SHORT PROBLEM: Can you transcribe every line exactly and leave the pictures behind?

── INFORMATION SHOWN

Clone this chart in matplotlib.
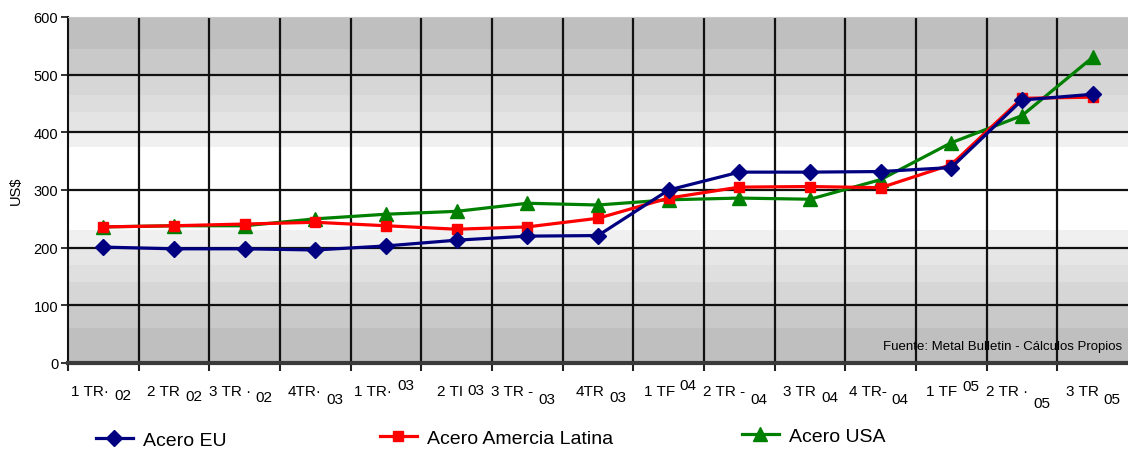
import numpy as np
import matplotlib.pyplot as plt

# quarter labels are drawn in two parts: the quarter text and the year
quarters = ["1 TR·", "2 TR", "3 TR ·", "4TR·", "1 TR·", "2 TI", "3 TR -", "4TR",
            "1 TF", "2 TR -", "3 TR", "4 TR-", "1 TF", "2 TR ·", "3 TR"]
years = ["02", "02", "02", "03", "03", "03", "03", "03",
         "04", "04", "04", "04", "05", "05", "05"]

acero_eu = [201, 198, 198, 196, 203, 213, 220, 221, 300, 331, 331, 332, 339, 456, 466]
acero_latam = [236, 238, 241, 244, 238, 232, 236, 251, 286, 305, 306, 304, 344, 459, 461]
acero_usa = [236, 238, 238, 250, 258, 263, 277, 274, 283, 286, 284, 318, 382, 429, 530]

y_ticks = [0, 100, 200, 300, 400, 500, 600]
fuente = "Fuente: Metal Bulletin - Cálculos Propios"

# vertical shift (pixels) of the year part of each tick label
year_shift = [-4, -5, -6, -8, 6, 1, -8, -6, 6, -8, -6, -8, 5, -12, -8]

# background bands (value edges and gray level)
band_edges = [0, 60, 100, 140, 170, 200, 230, 375, 400, 435, 465, 500, 545, 600]
band_grays = [0xbf, 0xc9, 0xd6, 0xdf, 0xe6, 0xf0, 0xff, 0xf0, 0xe4, 0xdd, 0xd6, 0xc9, 0xbf]

plt.rcParams['font.family'] = ['Liberation Sans', 'DejaVu Sans']

W, H = 1128, 452
fig = plt.figure(figsize=(W / 100, H / 100), dpi=100)
ax = fig.add_axes([68 / W, 88 / H, (W - 68) / W, 346 / H])

x = np.arange(len(quarters))

for lo, hi, g in zip(band_edges[:-1], band_edges[1:], band_grays):
    ax.axhspan(lo, hi, color='#%02x%02x%02x' % (g, g, g), lw=0, zorder=0)

ax.set_xlim(-0.5, len(quarters) - 0.5)
ax.set_ylim(0, 600)

# grid
for b in np.arange(0.5, len(quarters) - 0.5, 1):
    ax.axvline(b, color='#111111', lw=1.6, zorder=1)
for v in y_ticks[1:-1]:
    ax.axhline(v, color='#111111', lw=1.6, zorder=1)

ax.plot(x, acero_eu, color='#000080', lw=2.3, marker='D', ms=8.5, zorder=5, label='Acero EU')
ax.plot(x, acero_latam, color='#ff0000', lw=2.3, marker='s', ms=7, zorder=4, label='Acero Amercia Latina')
ax.plot(x, acero_usa, color='#008000', lw=2.3, marker='^', ms=10, zorder=3, label='Acero USA')

ax.set_xticks(np.arange(-0.5, len(quarters) - 0.5, 1))
ax.set_xticklabels([])
ax.tick_params(axis='x', direction='out', length=6, width=1.5, color='#222222')
ax.set_yticks(y_ticks)
ax.set_yticklabels([str(v) for v in y_ticks], fontsize=10.5)
ax.tick_params(axis='y', direction='out', length=5, width=1.3, pad=2, color='#222222')

ax.spines['left'].set_color('#111111')
ax.spines['left'].set_linewidth(1.5)
ax.spines['bottom'].set_color('#3a3a3a')
ax.spines['bottom'].set_linewidth(3)
ax.spines['top'].set_color('#c8c8c8')
ax.spines['right'].set_visible(False)

ax.set_ylabel('US$', fontsize=10.5, labelpad=8)

# two-part tick labels under the categories
trans = ax.get_xaxis_transform()
for i, (q, yr, dy) in enumerate(zip(quarters, years, year_shift)):
    ax.annotate(q, xy=(i, 0), xycoords=trans, xytext=(6, -28), textcoords='offset pixels',
                ha='right', va='center', fontsize=11)
    ax.annotate(yr, xy=(i, 0), xycoords=trans, xytext=(11, -28 + dy), textcoords='offset pixels',
                ha='left', va='center', fontsize=11)

ax.text(0.994, 0.05, fuente, transform=ax.transAxes, ha='right', va='center',
        fontsize=9.5, zorder=6)

handles, labels = ax.get_legend_handles_labels()
leg_x = [96, 380, 742]
leg_y = [441, 439, 437]
for h, l, lx, ly in zip(handles, labels, leg_x, leg_y):
    fig.legend([h], [l], loc='center left', bbox_to_anchor=(lx / W, 1 - ly / H),
               frameon=False, fontsize=14, borderpad=0, borderaxespad=0,
               handlelength=1.9, handletextpad=0.5)

fig.savefig('out.png', dpi=100)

────

REPLY:
Clone this chart in matplotlib.
import numpy as np
import matplotlib.pyplot as plt

# quarter labels are drawn in two parts: the quarter text and the year
quarters = ["1 TR·", "2 TR", "3 TR ·", "4TR·", "1 TR·", "2 TI", "3 TR -", "4TR",
            "1 TF", "2 TR -", "3 TR", "4 TR-", "1 TF", "2 TR ·", "3 TR"]
years = ["02", "02", "02", "03", "03", "03", "03", "03",
         "04", "04", "04", "04", "05", "05", "05"]

acero_eu = [201, 198, 198, 196, 203, 213, 220, 221, 300, 331, 331, 332, 339, 456, 466]
acero_latam = [236, 238, 241, 244, 238, 232, 236, 251, 286, 305, 306, 304, 344, 459, 461]
acero_usa = [236, 238, 238, 250, 258, 263, 277, 274, 283, 286, 284, 318, 382, 429, 530]

y_ticks = [0, 100, 200, 300, 400, 500, 600]
fuente = "Fuente: Metal Bulletin - Cálculos Propios"

# vertical shift (pixels) of the year part of each tick label
year_shift = [-4, -5, -6, -8, 6, 1, -8, -6, 6, -8, -6, -8, 5, -12, -8]

# background bands (value edges and gray level)
band_edges = [0, 60, 100, 140, 170, 200, 230, 375, 400, 435, 465, 500, 545, 600]
band_grays = [0xbf, 0xc9, 0xd6, 0xdf, 0xe6, 0xf0, 0xff, 0xf0, 0xe4, 0xdd, 0xd6, 0xc9, 0xbf]

plt.rcParams['font.family'] = ['Liberation Sans', 'DejaVu Sans']

W, H = 1128, 452
fig = plt.figure(figsize=(W / 100, H / 100), dpi=100)
ax = fig.add_axes([68 / W, 88 / H, (W - 68) / W, 346 / H])

x = np.arange(len(quarters))

for lo, hi, g in zip(band_edges[:-1], band_edges[1:], band_grays):
    ax.axhspan(lo, hi, color='#%02x%02x%02x' % (g, g, g), lw=0, zorder=0)

ax.set_xlim(-0.5, len(quarters) - 0.5)
ax.set_ylim(0, 600)

# grid
for b in np.arange(0.5, len(quarters) - 0.5, 1):
    ax.axvline(b, color='#111111', lw=1.6, zorder=1)
for v in y_ticks[1:-1]:
    ax.axhline(v, color='#111111', lw=1.6, zorder=1)

ax.plot(x, acero_eu, color='#000080', lw=2.3, marker='D', ms=8.5, zorder=5, label='Acero EU')
ax.plot(x, acero_latam, color='#ff0000', lw=2.3, marker='s', ms=7, zorder=4, label='Acero Amercia Latina')
ax.plot(x, acero_usa, color='#008000', lw=2.3, marker='^', ms=10, zorder=3, label='Acero USA')

ax.set_xticks(np.arange(-0.5, len(quarters) - 0.5, 1))
ax.set_xticklabels([])
ax.tick_params(axis='x', direction='out', length=6, width=1.5, color='#222222')
ax.set_yticks(y_ticks)
ax.set_yticklabels([str(v) for v in y_ticks], fontsize=10.5)
ax.tick_params(axis='y', direction='out', length=5, width=1.3, pad=2, color='#222222')

ax.spines['left'].set_color('#111111')
ax.spines['left'].set_linewidth(1.5)
ax.spines['bottom'].set_color('#3a3a3a')
ax.spines['bottom'].set_linewidth(3)
ax.spines['top'].set_color('#c8c8c8')
ax.spines['right'].set_visible(False)

ax.set_ylabel('US$', fontsize=10.5, labelpad=8)

# two-part tick labels under the categories
trans = ax.get_xaxis_transform()
for i, (q, yr, dy) in enumerate(zip(quarters, years, year_shift)):
    ax.annotate(q, xy=(i, 0), xycoords=trans, xytext=(6, -28), textcoords='offset pixels',
                ha='right', va='center', fontsize=11)
    ax.annotate(yr, xy=(i, 0), xycoords=trans, xytext=(11, -28 + dy), textcoords='offset pixels',
                ha='left', va='center', fontsize=11)

ax.text(0.994, 0.05, fuente, transform=ax.transAxes, ha='right', va='center',
        fontsize=9.5, zorder=6)

handles, labels = ax.get_legend_handles_labels()
leg_x = [96, 380, 742]
leg_y = [441, 439, 437]
for h, l, lx, ly in zip(handles, labels, leg_x, leg_y):
    fig.legend([h], [l], loc='center left', bbox_to_anchor=(lx / W, 1 - ly / H),
               frameon=False, fontsize=14, borderpad=0, borderaxespad=0,
               handlelength=1.9, handletextpad=0.5)

fig.savefig('out.png', dpi=100)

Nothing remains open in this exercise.